It’s weird to exit the bus and suddenly everything is in French. Even getting on the metro felt like I’ve been thrown somewhere into Paris and not like Canada anymore. And I guess it’s the only place where you have to clarify what Starbucks is…?
The vibe is relaxed, chilled and on a sunny day the city is just beautiful. People are kind and speak slowly if you want to practice your French. There are so many possibilities to work and create in plenty of affordable co-working spaces and coffee shops that it’s definitely a hotspot for creatives and startups (La Finca, Crew Collective & Café and Humble Lion were my choice for the days). And parks like the Mont-Royal were great for a walk, a run or some exploring to get some inspiration.
There are two specifics that caught my eye when walking through Montreal.
- All the outside staircases – especially in Mile-End
- People having alcohol outside in the park
Luckily there’s always someone around who will tell you about it if you wonder out loud about it or just wait until the topic comes up.
To 1) I got the following explanation:
First it’s one room less to heat. And then there is/was a tax on space covered by roof and walls – like indoor stairs. Everyone in the house had to pay a share even if they lived downstairs. So they set up the stairs outside and solved the problem. Now they only have to care about not slipping too often in winter on the outside icy stairs.
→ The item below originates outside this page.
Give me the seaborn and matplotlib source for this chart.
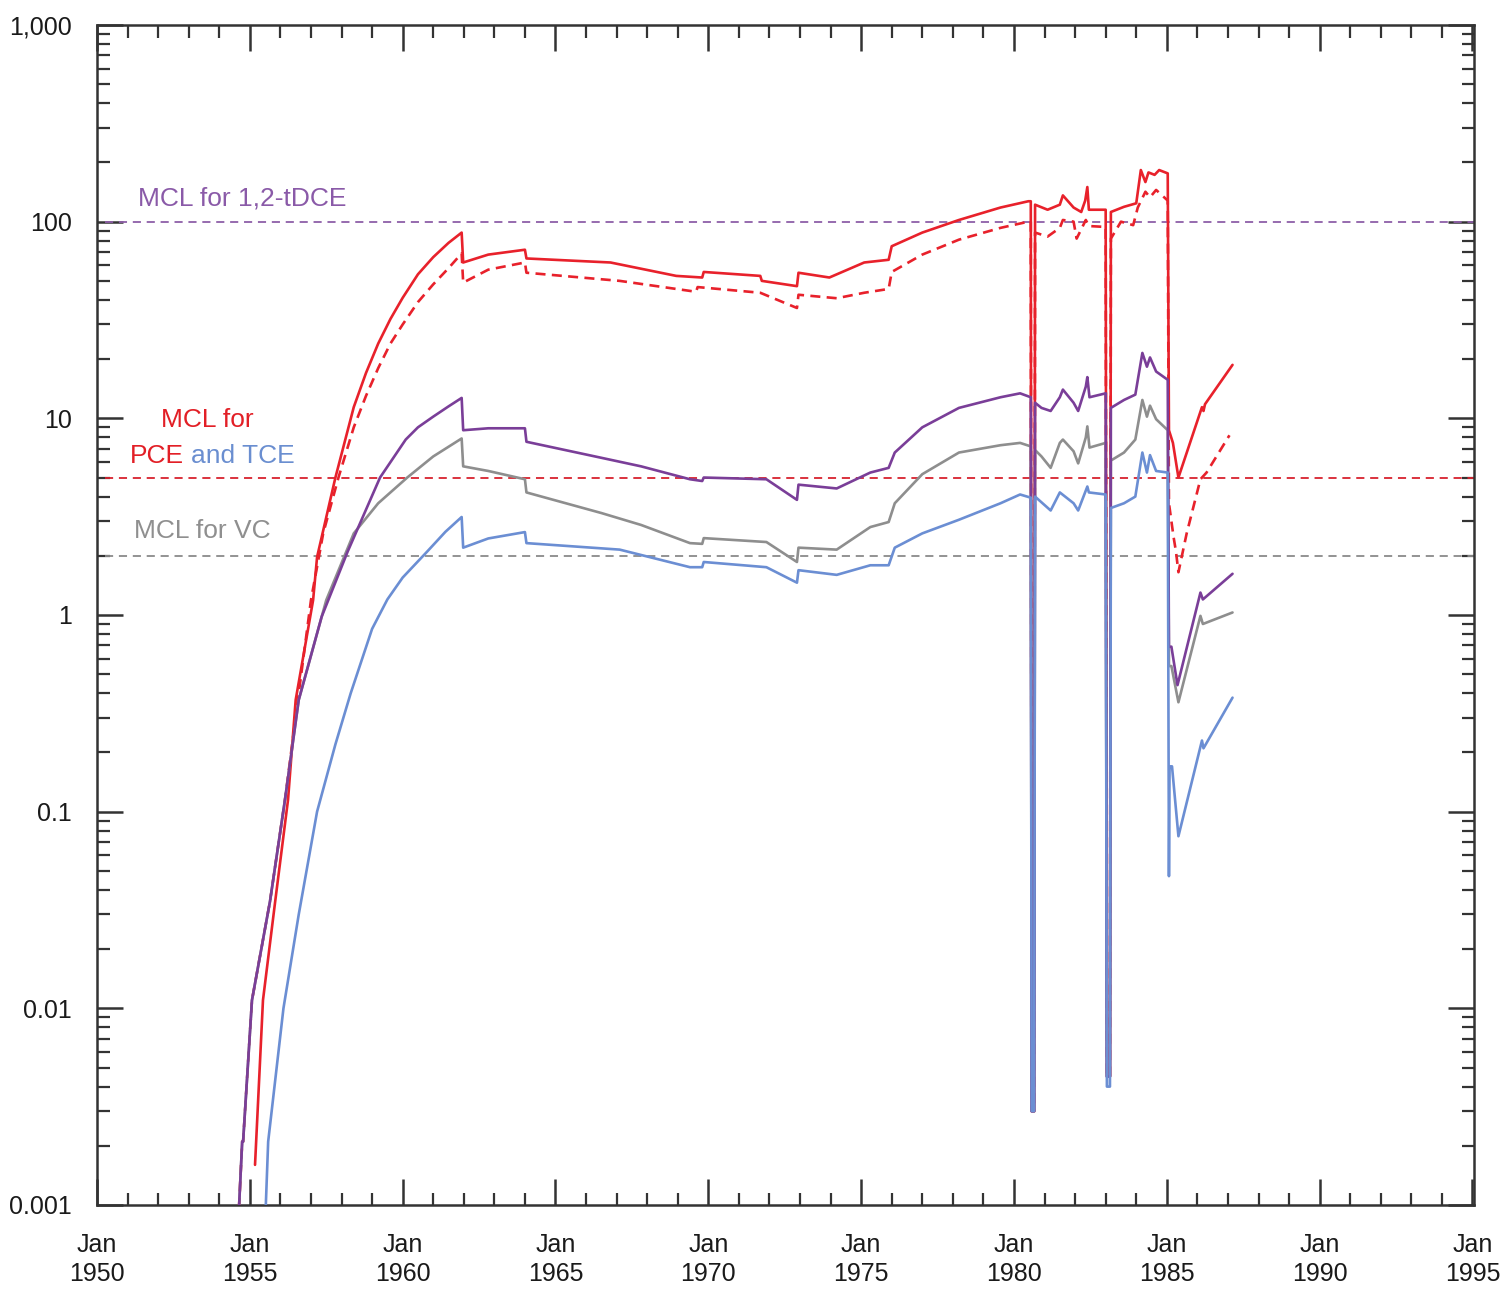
import numpy as np
import pandas as pd
import matplotlib
matplotlib.use("Agg")
import matplotlib.pyplot as plt
import seaborn as sns
from matplotlib.ticker import FixedLocator, LogLocator, NullFormatter

# ---------------- data ----------------
pce_years = [1955.17, 1955.43, 1955.83, 1956.25, 1956.5, 1957.07, 1957.2, 1957.8, 1958.4, 1958.8, 1959.2, 1959.6,
             1960.0, 1960.5, 1961.0, 1961.5, 1961.93,
             1961.98, 1962.8, 1964.0, 1964.05, 1966.8, 1968.95, 1969.8, 1969.85, 1971.7, 1971.75, 1972.9, 1972.95,
             1973.96, 1975.1, 1975.9, 1976.0, 1977.0, 1978.2, 1979.56, 1980.47, 1980.55,
             1980.58, 1980.66, 1980.69, 1981.1, 1981.5, 1981.6, 1981.95, 1982.2, 1982.33, 1982.4, 1982.45, 1983.0,
             1983.04, 1983.14, 1983.17, 1983.6, 1984.0, 1984.15, 1984.3, 1984.4, 1984.6, 1984.75, 1985.03,
             1985.07, 1985.2, 1985.38, 1986.15, 1986.2, 1986.25, 1987.15]
pce_vals = [0.0016, 0.011, 0.035, 0.115, 0.37, 1.19, 1.97, 5.0, 11.4, 17, 24, 32,
            41, 54, 66, 78, 88,
            62, 68, 72, 65, 62, 53, 52, 55.5, 53, 50, 47, 55,
            52, 62, 64, 75, 88, 102, 118, 127, 127,
            0.003, 0.003, 122, 115, 122, 136, 118, 112, 128, 150, 115, 115,
            0.0045, 0.0045, 112, 119, 124, 183, 159, 178, 173, 183, 176,
            8.7, 7.5, 5.0, 11.4, 10.9, 11.8, 18.7]

tce_years = [1954.62, 1954.75, 1954.78, 1955.07, 1955.66, 1956.15, 1956.6, 1957.0, 1957.4, 1957.9, 1958.4, 1958.8,
             1959.2, 1959.6, 1960.0, 1960.5, 1961.0, 1961.5, 1961.93,
             1961.98, 1962.8, 1964.0, 1964.05, 1967.1, 1969.6, 1969.65, 1971.7, 1972.9, 1972.95, 1974.2, 1975.1,
             1975.9, 1976.0, 1977.0, 1978.2, 1979.56, 1980.47, 1980.55,
             1980.58, 1980.66, 1980.69, 1981.1, 1981.5, 1981.6, 1981.95, 1982.05, 1982.35, 1982.45, 1983.0,
             1983.04, 1983.14, 1983.17, 1983.5, 1983.9, 1984.05, 1984.3, 1984.45, 1984.65, 1985.03,
             1985.07, 1985.15, 1985.22, 1985.3, 1985.38, 1985.65, 1986.1, 1986.3, 1987.05]
tce_vals = [0.0008, 0.0021, 0.0021, 0.011, 0.035, 0.115, 0.4, 1.19, 2.6, 5.0, 9.0, 13,
            18, 24, 30, 39, 48, 58, 69,
            49, 57, 62, 55, 50, 44, 46.5, 43.5, 36.4, 42.5, 40.8, 43.5,
            45.5, 55.5, 68, 81, 93, 100, 100,
            0.003, 0.003, 88, 84, 93, 102, 100, 82, 102, 95, 94,
            0.0045, 0.0045, 82, 100, 96, 118, 142, 133, 145, 128,
            3.7, 3.0, 2.5, 2.1, 1.65, 2.6, 4.9, 5.3, 8.2]

dce_years = [1954.62, 1954.75, 1954.78, 1955.07, 1955.66, 1956.15, 1956.6, 1957.35, 1958.2, 1959.26, 1960.1, 1960.5,
             1961.0, 1961.5, 1961.93,
             1961.98, 1962.8, 1964.0, 1964.05, 1966.5, 1967.8, 1969.4, 1969.8, 1969.85, 1971.9, 1972.9, 1972.95,
             1974.2, 1975.3, 1975.9, 1976.1, 1977.0, 1978.2, 1979.56, 1980.2, 1980.55,
             1980.58, 1980.66, 1980.69, 1980.9, 1981.2, 1981.5, 1981.6, 1981.95, 1982.1, 1982.35, 1982.4, 1982.47,
             1983.0,
             1983.04, 1983.14, 1983.17, 1983.6, 1983.97, 1984.2, 1984.35, 1984.45, 1984.65, 1985.03,
             1985.07, 1985.15, 1985.35, 1986.1, 1986.18, 1987.15]
dce_vals = [0.0008, 0.0021, 0.0021, 0.011, 0.035, 0.115, 0.37, 0.98, 2.1, 5.0, 7.8, 9.0,
            10.2, 11.5, 12.7,
            8.7, 8.9, 8.9, 7.6, 6.3, 5.7, 4.9, 4.8, 5.0, 4.9, 3.85, 4.6,
            4.4, 5.3, 5.6, 6.7, 9.0, 11.3, 12.8, 13.4, 12.8,
            0.003, 0.003, 12.0, 11.3, 10.9, 12.8, 14, 12, 10.9, 14.5, 16.2, 12.8,
            13.4,
            0.0045, 0.0045, 11.3, 12.4, 13.2, 21.5, 18.3, 20.4, 17.3, 15.7,
            0.69, 0.69, 0.44, 1.3, 1.2, 1.62]

vc_years = [1954.62, 1954.75, 1954.78, 1955.07, 1955.66, 1956.15, 1956.6, 1957.5, 1958.4, 1959.2, 1960.15, 1961.0,
            1961.93,
            1961.98, 1962.8, 1964.0, 1964.05, 1966.5, 1967.8, 1969.4, 1969.8, 1969.85, 1971.9, 1972.9, 1972.95,
            1974.2, 1975.3, 1975.9, 1976.1, 1977.0, 1978.2, 1979.56, 1980.2, 1980.55,
            1980.58, 1980.66, 1980.69, 1980.9, 1981.2, 1981.5, 1981.6, 1981.95, 1982.1, 1982.35, 1982.4, 1982.47,
            1983.0,
            1983.04, 1983.14, 1983.17, 1983.6, 1983.97, 1984.2, 1984.35, 1984.45, 1984.65, 1985.03,
            1985.07, 1985.15, 1985.38, 1986.1, 1986.18, 1987.15]
vc_vals = [0.0008, 0.0021, 0.0021, 0.011, 0.035, 0.115, 0.37, 1.19, 2.6, 3.7, 5.0, 6.4,
           7.9,
           5.7, 5.4, 4.9, 4.2, 3.3, 2.87, 2.32, 2.3, 2.46, 2.35, 1.86, 2.2,
           2.15, 2.8, 2.97, 3.7, 5.2, 6.7, 7.3, 7.5, 7.2,
           0.003, 0.003, 6.9, 6.4, 5.6, 7.5, 7.8, 6.8, 5.9, 8.0, 9.1, 7.1,
           7.5,
           0.0045, 0.0045, 6.1, 6.7, 7.8, 12.4, 10.2, 11.6, 9.9, 8.7,
           0.55, 0.55, 0.36, 0.99, 0.9, 1.03]

blue_years = [1955.5, 1955.6, 1956.1, 1956.6, 1957.2, 1957.8, 1958.3, 1959.0, 1959.5, 1960.0, 1960.8, 1961.4,
              1961.93,
              1961.98, 1962.8, 1964.0, 1964.05, 1967.1, 1969.4, 1969.8, 1969.85, 1971.9, 1972.9, 1972.95, 1974.2,
              1975.3, 1975.9, 1976.1, 1977.0, 1978.2, 1979.56, 1980.2, 1980.55,
              1980.58, 1980.66, 1980.69, 1981.2, 1981.5, 1981.95, 1982.1, 1982.4, 1982.45, 1983.0,
              1983.04, 1983.14, 1983.17, 1983.6, 1983.97, 1984.2, 1984.35, 1984.45, 1984.65, 1985.03,
              1985.07, 1985.09, 1985.17, 1985.38, 1986.15, 1986.2, 1987.15]
blue_vals = [0.0008, 0.0021, 0.01, 0.03, 0.1, 0.22, 0.4, 0.85, 1.2, 1.55, 2.1, 2.65,
             3.15,
             2.2, 2.45, 2.64, 2.32, 2.15, 1.75, 1.75, 1.86, 1.75, 1.46, 1.69, 1.6,
             1.79, 1.79, 2.2, 2.6, 3.05, 3.7, 4.1, 3.95,
             0.003, 0.003, 4.0, 3.4, 4.2, 3.7, 3.4, 4.5, 4.2, 4.1,
             0.004, 0.004, 3.5, 3.7, 4.0, 6.7, 5.3, 6.5, 5.4, 5.3,
             0.047, 0.17, 0.17, 0.075, 0.23, 0.21, 0.38]

mcl_values = [100, 5, 2]
mcl_colors = ["#8e5fa8", "#d8222e", "#8a8a8a"]

year_ticks = list(range(1950, 1996, 5))
x_tick_labels = [f"Jan\n{y}" for y in year_ticks]
y_ticks = [0.001, 0.01, 0.1, 1, 10, 100, 1000]
y_tick_labels = ["0.001", "0.01", "0.1", "1", "10", "100", "1,000"]

RED = "#e8212b"
PURPLE = "#7a3e98"
GRAY = "#8e8e8e"
BLUE = "#6b8ed3"

# ---------------- figure ----------------
sns.set_theme(style="ticks")
plt.rcParams['font.family'] = ['Liberation Sans', 'DejaVu Sans']

W, H = 1504, 1292
fig = plt.figure(figsize=(W / 100, H / 100), dpi=100)
fig.patch.set_facecolor("white")
ax = fig.add_axes([97 / W, 1 - 1205 / H, (1474 - 97) / W, (1205 - 25) / H])
ax.set_facecolor("white")
ax.set_yscale("log")

# reference (MCL) lines
for v, c in zip(mcl_values, mcl_colors):
    ax.axhline(v, xmin=0.006, xmax=1.0, color=c, lw=1.3, ls=(0, (4.5, 3.2)), zorder=1)

series = [
    (pce_years, pce_vals, RED, "-"),
    (tce_years, tce_vals, RED, (0, (3.8, 2.4))),
    (vc_years, vc_vals, GRAY, "-"),
    (dce_years, dce_vals, PURPLE, "-"),
    (blue_years, blue_vals, BLUE, "-"),
]
for yrs, vals, col, ls in series:
    df = pd.DataFrame({"year": yrs, "value": vals})
    sns.lineplot(data=df, x="year", y="value", ax=ax, color=col, lw=1.9,
                 ls=ls, sort=False, estimator=None, zorder=3)

ax.set_xlim(1950, 1995.05)
ax.set_ylim(0.001, 1000)
ax.set_xlabel("")
ax.set_ylabel("")

ax.xaxis.set_major_locator(FixedLocator(year_ticks))
ax.xaxis.set_minor_locator(FixedLocator(list(range(1950, 1996))))
ax.set_xticklabels(x_tick_labels)
ax.yaxis.set_major_locator(FixedLocator(y_ticks))
ax.yaxis.set_minor_locator(LogLocator(base=10, subs=np.arange(2, 10), numticks=20))
ax.yaxis.set_minor_formatter(NullFormatter())
ax.set_yticklabels(y_tick_labels)

ax.tick_params(which="major", direction="in", length=19, width=1.8, color="#333333",
               top=True, right=True, labelsize=18, labelcolor="#1a1a1a")
ax.tick_params(which="minor", direction="in", length=9, width=1.6, color="#333333",
               top=True, right=True)
ax.tick_params(axis="y", which="major", pad=18)
ax.tick_params(axis="x", which="major", pad=20)
for lbl in ax.get_xticklabels():
    lbl.set_linespacing(1.25)

for sp in ax.spines.values():
    sp.set_visible(True)
    sp.set_color("#333333")
    sp.set_linewidth(1.8)

# ---------------- annotations ----------------
ax.text(0.0298, 0.853, "MCL for 1,2-tDCE", transform=ax.transAxes, color="#8a5aa8",
        fontsize=19, ha="left", va="center")
ax.text(0.0799, 0.665, "MCL for", transform=ax.transAxes, color="#e21f26",
        fontsize=19, ha="center", va="center")
t_pce = ax.text(0.024, 0.635, "PCE", transform=ax.transAxes, color="#e21f26",
                fontsize=19, ha="left", va="center")
ax.annotate("and TCE", xy=(1, 0.5), xycoords=t_pce, xytext=(5, 0), textcoords="offset points",
            color="#6a8ed0", fontsize=19, ha="left", va="center")
ax.text(0.0269, 0.571, "MCL for VC", transform=ax.transAxes, color="#8f8f8f",
        fontsize=19, ha="left", va="center")

fig.savefig("out.png", dpi=100, facecolor="white")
I call this collage “the different steps of relationships for staircases”.
And to 2), well, my friend from the hostel gave me a story that sounded like a rule only a French country who loves to enjoy life can bring up: “Normally you’re not at all allowed to drink outside if the premises don’t have a license or if you’re not on your private property. But in Quebec there’s an additional rule. If you have a picnic – and this has to involve food more than just chips like sandwiches, cheese and stuff – then you’re allowed to bring and have beer and wine along.”
Doesn’t that sound just fabulous? And a rule that in all of Canada could only be possible in Québec. It makes me so happy and I would love to have an instant picnic just by the thought of it.
Life in the hostel was quite fun in Montréal and I met a couple of good souls. It wasn’t always that easy as groups preferred to stay together. Yet Gary from Glasgow was not only a specialist for using swear words in every single sentences but he’s also incredibly good in connecting people in such an uncomplicated way which brought me to more than just one good evening out.
There were great and relaxed spots for live music around town and because of the density of pubs and enough people eager to go out I finally had a pub crawl again. After Queenstown, New Zealand, and the two pub crawls there I was happy to have one again after four months. It’s an interesting way to get to know what people are up to in the specific city.
The best moment yet was when we were having a couple of tequila shots with a Mexican who got very confused how we drank it. So, I’m still not sure how many different ways there are to drink a tequila but here is the way we thought was right and how he did it:
- Us (three Germans and a Scotsman): Lick salt, drink tequila, bite into the lemon.
- Andres (our confused Mexican friend): drink the tequila, enjoy the taste and then afterwards lick a bit of salt from his hand where he had put it with a bit of lime juice underneath.
He tried it our way but didn’t like it at all. And he couldn’t help but smiling about us being so serious about it.
Last and least: My favorite metro station in Montreal is: Bonaventure – Good adventure.
Let’s get all out and have more of those – small and big ones.
See you in Québec City.
PS: I had to check the picnic and alcohol fact for Québec as I so wanted it to be true. And I was very happy to find this quote on the official site of the city of Montréal:
“Public peace: Alcoholic beverages
Drinking alcoholic beverages in public places is strictly prohibited. The only exceptions to this rule are when beverages are consumed in establishments that hold permits issued by the Régie des permis d’alcool du Québec or consumed in a park with a meal.”